→ DESCRIPTION OF THE TASK
Exactly and only the lines from the one containing "Convert this chart" through the one containing "7.2, 6.6, 6.6];" belong in your copy. Pictures do not.

Some records
────────────────────

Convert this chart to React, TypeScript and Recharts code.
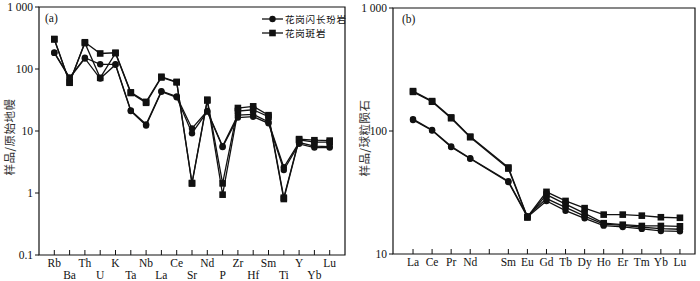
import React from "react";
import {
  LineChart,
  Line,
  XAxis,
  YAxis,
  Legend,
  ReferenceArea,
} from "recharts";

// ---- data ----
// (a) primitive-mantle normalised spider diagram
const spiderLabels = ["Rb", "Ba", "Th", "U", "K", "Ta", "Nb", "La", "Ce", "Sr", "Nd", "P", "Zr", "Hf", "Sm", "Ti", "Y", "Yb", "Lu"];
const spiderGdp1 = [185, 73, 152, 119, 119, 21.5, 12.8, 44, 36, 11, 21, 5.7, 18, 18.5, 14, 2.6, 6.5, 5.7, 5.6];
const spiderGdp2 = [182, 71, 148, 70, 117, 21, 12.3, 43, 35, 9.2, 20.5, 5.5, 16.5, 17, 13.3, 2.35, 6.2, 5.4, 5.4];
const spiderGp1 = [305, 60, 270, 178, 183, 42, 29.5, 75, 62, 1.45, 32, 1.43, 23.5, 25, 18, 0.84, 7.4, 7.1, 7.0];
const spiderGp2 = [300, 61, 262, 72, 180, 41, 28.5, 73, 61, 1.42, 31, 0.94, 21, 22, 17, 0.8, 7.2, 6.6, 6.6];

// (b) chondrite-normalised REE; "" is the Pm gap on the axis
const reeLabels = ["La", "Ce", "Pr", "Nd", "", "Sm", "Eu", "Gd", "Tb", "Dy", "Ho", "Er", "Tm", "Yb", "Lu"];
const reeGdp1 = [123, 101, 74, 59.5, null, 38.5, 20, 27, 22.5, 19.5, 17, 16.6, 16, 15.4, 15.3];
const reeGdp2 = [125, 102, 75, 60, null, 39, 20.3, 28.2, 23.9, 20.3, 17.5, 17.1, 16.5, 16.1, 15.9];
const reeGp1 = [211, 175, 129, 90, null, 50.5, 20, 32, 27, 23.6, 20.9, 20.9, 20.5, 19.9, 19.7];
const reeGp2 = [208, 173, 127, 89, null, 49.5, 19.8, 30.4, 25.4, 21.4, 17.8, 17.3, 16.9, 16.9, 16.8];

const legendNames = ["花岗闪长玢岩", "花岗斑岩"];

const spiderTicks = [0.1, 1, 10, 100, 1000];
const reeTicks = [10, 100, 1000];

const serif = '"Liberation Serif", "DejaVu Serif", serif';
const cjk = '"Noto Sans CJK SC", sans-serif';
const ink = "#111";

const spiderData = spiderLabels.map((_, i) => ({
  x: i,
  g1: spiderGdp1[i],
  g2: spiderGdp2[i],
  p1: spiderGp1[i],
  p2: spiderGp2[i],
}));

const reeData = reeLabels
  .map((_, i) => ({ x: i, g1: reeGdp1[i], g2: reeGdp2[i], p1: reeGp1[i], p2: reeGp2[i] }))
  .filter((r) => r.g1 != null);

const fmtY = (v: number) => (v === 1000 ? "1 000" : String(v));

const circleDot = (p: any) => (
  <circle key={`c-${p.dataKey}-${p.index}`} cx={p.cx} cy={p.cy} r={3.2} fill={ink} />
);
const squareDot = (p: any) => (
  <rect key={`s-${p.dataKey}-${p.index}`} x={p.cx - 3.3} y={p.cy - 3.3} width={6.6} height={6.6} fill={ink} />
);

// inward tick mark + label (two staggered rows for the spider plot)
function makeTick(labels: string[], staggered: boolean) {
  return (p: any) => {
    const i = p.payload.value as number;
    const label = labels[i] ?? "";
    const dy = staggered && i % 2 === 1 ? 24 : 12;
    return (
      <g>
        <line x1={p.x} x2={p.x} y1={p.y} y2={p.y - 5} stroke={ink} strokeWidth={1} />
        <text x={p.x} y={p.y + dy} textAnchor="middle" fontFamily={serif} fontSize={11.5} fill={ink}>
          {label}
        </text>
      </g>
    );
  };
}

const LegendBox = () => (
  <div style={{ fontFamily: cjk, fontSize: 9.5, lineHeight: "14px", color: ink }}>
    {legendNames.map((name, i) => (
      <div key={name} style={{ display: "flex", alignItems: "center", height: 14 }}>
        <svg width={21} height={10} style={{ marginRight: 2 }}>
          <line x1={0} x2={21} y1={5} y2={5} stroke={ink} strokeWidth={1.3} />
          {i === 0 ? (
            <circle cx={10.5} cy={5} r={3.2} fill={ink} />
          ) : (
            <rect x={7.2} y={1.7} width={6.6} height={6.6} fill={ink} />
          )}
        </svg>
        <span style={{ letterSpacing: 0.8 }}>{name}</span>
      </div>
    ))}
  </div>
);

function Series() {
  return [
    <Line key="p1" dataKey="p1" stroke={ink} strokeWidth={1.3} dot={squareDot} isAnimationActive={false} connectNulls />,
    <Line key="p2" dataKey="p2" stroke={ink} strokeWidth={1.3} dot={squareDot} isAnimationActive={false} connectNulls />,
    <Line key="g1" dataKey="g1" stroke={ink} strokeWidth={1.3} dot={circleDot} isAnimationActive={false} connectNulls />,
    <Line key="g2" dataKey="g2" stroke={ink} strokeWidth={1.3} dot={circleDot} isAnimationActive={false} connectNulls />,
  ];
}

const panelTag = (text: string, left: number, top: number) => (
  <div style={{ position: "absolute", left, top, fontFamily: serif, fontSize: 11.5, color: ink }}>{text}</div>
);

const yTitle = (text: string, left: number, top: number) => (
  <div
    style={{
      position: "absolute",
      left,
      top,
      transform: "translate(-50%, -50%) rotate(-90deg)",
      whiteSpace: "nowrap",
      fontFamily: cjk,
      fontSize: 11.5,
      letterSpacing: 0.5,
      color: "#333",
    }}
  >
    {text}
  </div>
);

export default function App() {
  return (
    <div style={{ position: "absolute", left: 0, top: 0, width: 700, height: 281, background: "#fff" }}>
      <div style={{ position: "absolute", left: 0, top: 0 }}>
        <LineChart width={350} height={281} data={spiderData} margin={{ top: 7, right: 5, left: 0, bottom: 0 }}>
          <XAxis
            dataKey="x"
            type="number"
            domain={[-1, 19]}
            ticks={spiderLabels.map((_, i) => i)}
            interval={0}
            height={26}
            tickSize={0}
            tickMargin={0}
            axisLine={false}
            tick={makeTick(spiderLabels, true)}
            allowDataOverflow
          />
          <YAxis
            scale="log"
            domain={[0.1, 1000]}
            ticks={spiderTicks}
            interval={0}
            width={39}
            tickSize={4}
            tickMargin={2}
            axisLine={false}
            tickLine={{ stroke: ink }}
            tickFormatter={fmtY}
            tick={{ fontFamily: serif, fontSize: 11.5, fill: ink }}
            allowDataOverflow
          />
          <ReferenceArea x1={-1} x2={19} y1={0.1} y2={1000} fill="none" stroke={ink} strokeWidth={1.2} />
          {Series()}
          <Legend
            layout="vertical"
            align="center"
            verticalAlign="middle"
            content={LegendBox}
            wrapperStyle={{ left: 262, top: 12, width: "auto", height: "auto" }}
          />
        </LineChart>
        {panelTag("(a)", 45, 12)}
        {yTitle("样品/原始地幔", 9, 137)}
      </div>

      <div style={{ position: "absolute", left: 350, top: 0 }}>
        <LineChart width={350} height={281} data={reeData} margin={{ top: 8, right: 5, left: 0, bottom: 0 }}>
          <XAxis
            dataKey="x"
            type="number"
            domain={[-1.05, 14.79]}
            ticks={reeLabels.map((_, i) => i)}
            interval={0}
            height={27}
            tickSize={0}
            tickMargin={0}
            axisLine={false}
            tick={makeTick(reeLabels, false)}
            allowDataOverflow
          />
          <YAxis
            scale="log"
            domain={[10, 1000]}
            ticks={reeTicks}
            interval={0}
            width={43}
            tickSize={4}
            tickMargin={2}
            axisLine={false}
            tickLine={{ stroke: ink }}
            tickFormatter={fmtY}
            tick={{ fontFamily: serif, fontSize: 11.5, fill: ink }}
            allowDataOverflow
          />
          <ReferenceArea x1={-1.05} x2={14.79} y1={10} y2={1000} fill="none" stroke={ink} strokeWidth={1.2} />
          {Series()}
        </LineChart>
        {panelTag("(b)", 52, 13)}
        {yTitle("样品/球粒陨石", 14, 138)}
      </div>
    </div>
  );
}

────────────────────

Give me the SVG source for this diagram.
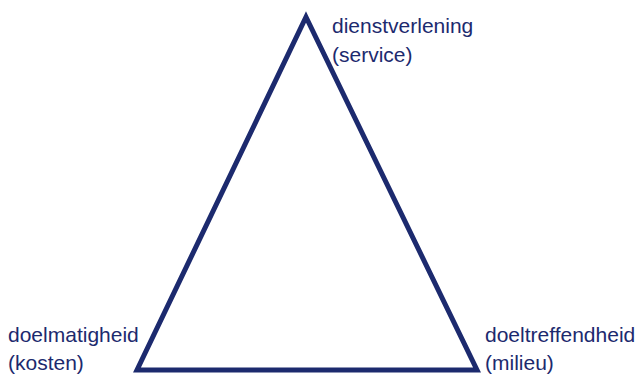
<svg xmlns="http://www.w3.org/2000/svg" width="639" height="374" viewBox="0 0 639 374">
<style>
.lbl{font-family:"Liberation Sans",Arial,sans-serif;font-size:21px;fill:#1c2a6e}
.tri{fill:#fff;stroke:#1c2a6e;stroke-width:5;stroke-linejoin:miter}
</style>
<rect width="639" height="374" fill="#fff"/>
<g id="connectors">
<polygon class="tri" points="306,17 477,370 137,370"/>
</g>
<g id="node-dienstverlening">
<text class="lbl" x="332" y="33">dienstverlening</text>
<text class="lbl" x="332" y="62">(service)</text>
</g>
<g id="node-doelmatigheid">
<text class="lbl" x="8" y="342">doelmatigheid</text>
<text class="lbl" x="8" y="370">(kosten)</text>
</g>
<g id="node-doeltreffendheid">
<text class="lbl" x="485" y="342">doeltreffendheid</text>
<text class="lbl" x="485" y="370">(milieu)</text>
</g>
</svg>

────────────────────

→ SOLUTION TO THIS TASK
Convert this chart to React, TypeScript and Recharts code.
import React from "react";
import {
  LineChart,
  Line,
  XAxis,
  YAxis,
  Legend,
  ReferenceArea,
} from "recharts";

// ---- data ----
// (a) primitive-mantle normalised spider diagram
const spiderLabels = ["Rb", "Ba", "Th", "U", "K", "Ta", "Nb", "La", "Ce", "Sr", "Nd", "P", "Zr", "Hf", "Sm", "Ti", "Y", "Yb", "Lu"];
const spiderGdp1 = [185, 73, 152, 119, 119, 21.5, 12.8, 44, 36, 11, 21, 5.7, 18, 18.5, 14, 2.6, 6.5, 5.7, 5.6];
const spiderGdp2 = [182, 71, 148, 70, 117, 21, 12.3, 43, 35, 9.2, 20.5, 5.5, 16.5, 17, 13.3, 2.35, 6.2, 5.4, 5.4];
const spiderGp1 = [305, 60, 270, 178, 183, 42, 29.5, 75, 62, 1.45, 32, 1.43, 23.5, 25, 18, 0.84, 7.4, 7.1, 7.0];
const spiderGp2 = [300, 61, 262, 72, 180, 41, 28.5, 73, 61, 1.42, 31, 0.94, 21, 22, 17, 0.8, 7.2, 6.6, 6.6];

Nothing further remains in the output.